*What this task involves*
Take the lines from the beginning of the material through the line containing "import * as d3 from 'd3';" and retype them exactly, leaving the pictures out.
* * * * * * * * *
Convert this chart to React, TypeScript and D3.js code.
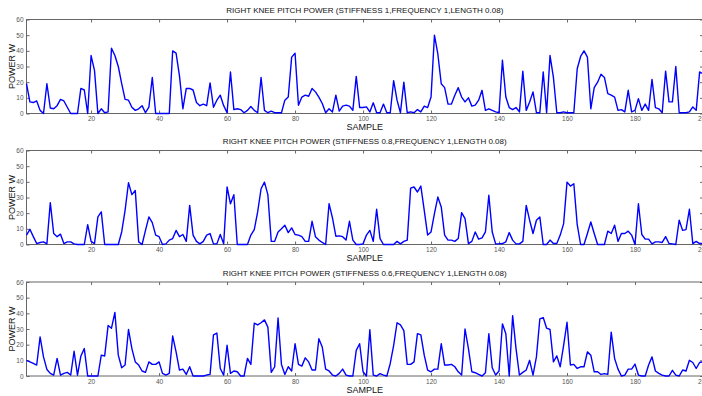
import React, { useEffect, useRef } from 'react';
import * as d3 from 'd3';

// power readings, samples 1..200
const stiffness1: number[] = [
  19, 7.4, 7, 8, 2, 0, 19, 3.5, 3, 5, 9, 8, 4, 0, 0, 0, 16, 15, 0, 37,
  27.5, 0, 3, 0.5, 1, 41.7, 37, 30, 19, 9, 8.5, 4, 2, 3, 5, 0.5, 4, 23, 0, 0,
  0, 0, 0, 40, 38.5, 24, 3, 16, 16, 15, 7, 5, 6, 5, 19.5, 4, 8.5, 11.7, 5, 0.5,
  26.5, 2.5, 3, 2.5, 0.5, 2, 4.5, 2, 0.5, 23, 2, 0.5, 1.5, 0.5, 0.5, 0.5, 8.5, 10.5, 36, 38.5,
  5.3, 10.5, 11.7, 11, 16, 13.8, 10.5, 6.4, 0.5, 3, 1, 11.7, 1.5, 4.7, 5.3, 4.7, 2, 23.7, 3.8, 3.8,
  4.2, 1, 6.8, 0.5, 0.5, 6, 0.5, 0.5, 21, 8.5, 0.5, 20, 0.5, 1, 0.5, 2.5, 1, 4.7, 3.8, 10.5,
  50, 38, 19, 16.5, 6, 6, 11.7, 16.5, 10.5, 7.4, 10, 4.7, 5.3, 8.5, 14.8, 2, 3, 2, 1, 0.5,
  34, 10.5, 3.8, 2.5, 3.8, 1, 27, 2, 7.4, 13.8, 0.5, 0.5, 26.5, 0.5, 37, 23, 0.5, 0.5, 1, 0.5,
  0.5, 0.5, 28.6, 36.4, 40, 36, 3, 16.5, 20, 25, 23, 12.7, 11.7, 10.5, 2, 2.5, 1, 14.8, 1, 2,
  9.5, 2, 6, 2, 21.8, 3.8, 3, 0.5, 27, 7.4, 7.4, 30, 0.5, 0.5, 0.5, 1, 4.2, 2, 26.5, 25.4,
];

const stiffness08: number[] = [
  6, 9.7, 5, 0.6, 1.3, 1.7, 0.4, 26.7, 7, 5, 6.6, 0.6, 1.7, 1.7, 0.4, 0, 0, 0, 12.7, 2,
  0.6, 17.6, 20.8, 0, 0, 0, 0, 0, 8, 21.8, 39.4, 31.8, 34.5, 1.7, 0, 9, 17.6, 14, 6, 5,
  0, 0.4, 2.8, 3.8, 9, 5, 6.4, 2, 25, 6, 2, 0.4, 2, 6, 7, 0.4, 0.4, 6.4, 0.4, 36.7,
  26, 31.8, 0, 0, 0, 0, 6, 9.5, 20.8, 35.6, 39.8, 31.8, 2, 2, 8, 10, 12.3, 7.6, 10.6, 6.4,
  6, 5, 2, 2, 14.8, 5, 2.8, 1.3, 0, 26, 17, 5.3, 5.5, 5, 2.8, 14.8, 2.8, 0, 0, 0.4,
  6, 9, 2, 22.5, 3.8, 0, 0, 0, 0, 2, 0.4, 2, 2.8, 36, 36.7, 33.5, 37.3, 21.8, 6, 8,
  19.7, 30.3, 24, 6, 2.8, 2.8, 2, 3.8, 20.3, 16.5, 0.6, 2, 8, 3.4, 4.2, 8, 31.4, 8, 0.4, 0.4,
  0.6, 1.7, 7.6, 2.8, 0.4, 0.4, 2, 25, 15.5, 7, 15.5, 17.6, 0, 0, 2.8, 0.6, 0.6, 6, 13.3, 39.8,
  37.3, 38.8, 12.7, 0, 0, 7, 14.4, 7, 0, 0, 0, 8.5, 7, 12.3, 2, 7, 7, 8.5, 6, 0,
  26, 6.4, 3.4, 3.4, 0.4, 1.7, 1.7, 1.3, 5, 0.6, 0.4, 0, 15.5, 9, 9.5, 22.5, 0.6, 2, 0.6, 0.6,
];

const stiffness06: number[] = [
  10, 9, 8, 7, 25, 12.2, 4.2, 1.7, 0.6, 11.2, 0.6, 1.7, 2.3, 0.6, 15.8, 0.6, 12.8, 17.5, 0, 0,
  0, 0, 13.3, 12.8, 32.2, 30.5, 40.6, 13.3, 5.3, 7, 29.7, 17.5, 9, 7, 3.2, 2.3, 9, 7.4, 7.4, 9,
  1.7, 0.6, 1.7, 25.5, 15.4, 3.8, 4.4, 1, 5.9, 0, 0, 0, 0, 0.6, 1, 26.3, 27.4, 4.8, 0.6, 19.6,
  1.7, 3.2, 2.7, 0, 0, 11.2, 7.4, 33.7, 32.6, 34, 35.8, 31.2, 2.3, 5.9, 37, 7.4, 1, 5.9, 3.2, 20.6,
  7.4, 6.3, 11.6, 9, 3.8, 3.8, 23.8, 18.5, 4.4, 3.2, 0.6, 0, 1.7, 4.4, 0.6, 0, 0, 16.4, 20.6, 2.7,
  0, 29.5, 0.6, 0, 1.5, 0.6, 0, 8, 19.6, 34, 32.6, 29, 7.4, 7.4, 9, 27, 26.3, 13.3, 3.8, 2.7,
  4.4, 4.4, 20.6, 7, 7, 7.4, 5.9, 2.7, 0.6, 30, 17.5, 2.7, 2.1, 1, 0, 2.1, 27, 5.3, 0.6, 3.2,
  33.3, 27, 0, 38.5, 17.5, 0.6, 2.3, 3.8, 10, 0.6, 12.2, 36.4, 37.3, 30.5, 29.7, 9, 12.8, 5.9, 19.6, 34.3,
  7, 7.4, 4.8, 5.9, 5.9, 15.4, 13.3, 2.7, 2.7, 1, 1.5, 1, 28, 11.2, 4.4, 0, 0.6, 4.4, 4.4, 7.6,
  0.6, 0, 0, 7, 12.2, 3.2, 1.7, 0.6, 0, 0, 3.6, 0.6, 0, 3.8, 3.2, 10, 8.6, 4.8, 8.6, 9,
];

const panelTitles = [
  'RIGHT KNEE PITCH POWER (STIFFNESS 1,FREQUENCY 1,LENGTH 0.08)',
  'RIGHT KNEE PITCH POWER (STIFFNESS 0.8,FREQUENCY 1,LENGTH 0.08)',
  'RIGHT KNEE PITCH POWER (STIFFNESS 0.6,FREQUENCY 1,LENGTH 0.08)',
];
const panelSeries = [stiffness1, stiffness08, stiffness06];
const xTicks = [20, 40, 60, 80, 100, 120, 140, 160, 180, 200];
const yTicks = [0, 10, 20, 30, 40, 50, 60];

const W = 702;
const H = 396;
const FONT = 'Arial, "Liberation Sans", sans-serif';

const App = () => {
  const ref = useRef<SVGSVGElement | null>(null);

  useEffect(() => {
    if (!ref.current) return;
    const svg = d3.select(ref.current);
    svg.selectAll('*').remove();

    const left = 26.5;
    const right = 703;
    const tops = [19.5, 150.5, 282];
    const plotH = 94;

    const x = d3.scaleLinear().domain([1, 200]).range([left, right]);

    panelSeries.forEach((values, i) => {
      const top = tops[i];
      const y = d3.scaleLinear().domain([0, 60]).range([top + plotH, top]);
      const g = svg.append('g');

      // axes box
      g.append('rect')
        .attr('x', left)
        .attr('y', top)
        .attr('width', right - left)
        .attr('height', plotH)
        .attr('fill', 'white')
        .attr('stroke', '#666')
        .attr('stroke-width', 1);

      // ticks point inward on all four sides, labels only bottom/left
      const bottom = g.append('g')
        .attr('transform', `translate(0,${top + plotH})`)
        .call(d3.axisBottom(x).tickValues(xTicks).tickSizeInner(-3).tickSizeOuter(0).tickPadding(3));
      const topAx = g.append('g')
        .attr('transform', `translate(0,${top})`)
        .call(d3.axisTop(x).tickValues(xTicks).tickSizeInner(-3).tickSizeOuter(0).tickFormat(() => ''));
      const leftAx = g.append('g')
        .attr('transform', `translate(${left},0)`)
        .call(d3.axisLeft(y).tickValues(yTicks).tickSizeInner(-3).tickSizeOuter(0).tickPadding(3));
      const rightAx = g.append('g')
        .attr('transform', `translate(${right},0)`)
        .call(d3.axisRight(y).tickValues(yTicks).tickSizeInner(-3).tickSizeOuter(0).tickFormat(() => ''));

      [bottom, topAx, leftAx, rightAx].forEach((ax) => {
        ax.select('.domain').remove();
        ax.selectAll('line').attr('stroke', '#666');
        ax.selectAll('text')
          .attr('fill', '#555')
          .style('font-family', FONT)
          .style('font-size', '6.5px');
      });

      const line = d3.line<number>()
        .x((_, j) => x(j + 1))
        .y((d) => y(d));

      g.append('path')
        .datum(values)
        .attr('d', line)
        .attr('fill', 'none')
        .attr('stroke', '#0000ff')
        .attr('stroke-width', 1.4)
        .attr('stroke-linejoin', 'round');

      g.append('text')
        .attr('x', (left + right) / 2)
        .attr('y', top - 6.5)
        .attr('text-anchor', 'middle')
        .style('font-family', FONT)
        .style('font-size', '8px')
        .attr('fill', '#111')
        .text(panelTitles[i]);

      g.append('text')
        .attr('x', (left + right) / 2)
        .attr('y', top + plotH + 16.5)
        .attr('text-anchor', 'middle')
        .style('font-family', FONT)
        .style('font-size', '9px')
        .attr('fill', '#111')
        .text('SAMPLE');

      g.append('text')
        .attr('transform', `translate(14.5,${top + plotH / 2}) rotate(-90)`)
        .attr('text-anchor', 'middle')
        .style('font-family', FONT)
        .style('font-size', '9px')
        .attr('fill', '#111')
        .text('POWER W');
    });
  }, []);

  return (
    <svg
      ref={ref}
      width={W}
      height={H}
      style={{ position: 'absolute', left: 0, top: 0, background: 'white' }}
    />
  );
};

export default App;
* * * * * * * * *
*Right answer*
Convert this chart to React, TypeScript and D3.js code.
import React, { useEffect, useRef } from 'react';
import * as d3 from 'd3';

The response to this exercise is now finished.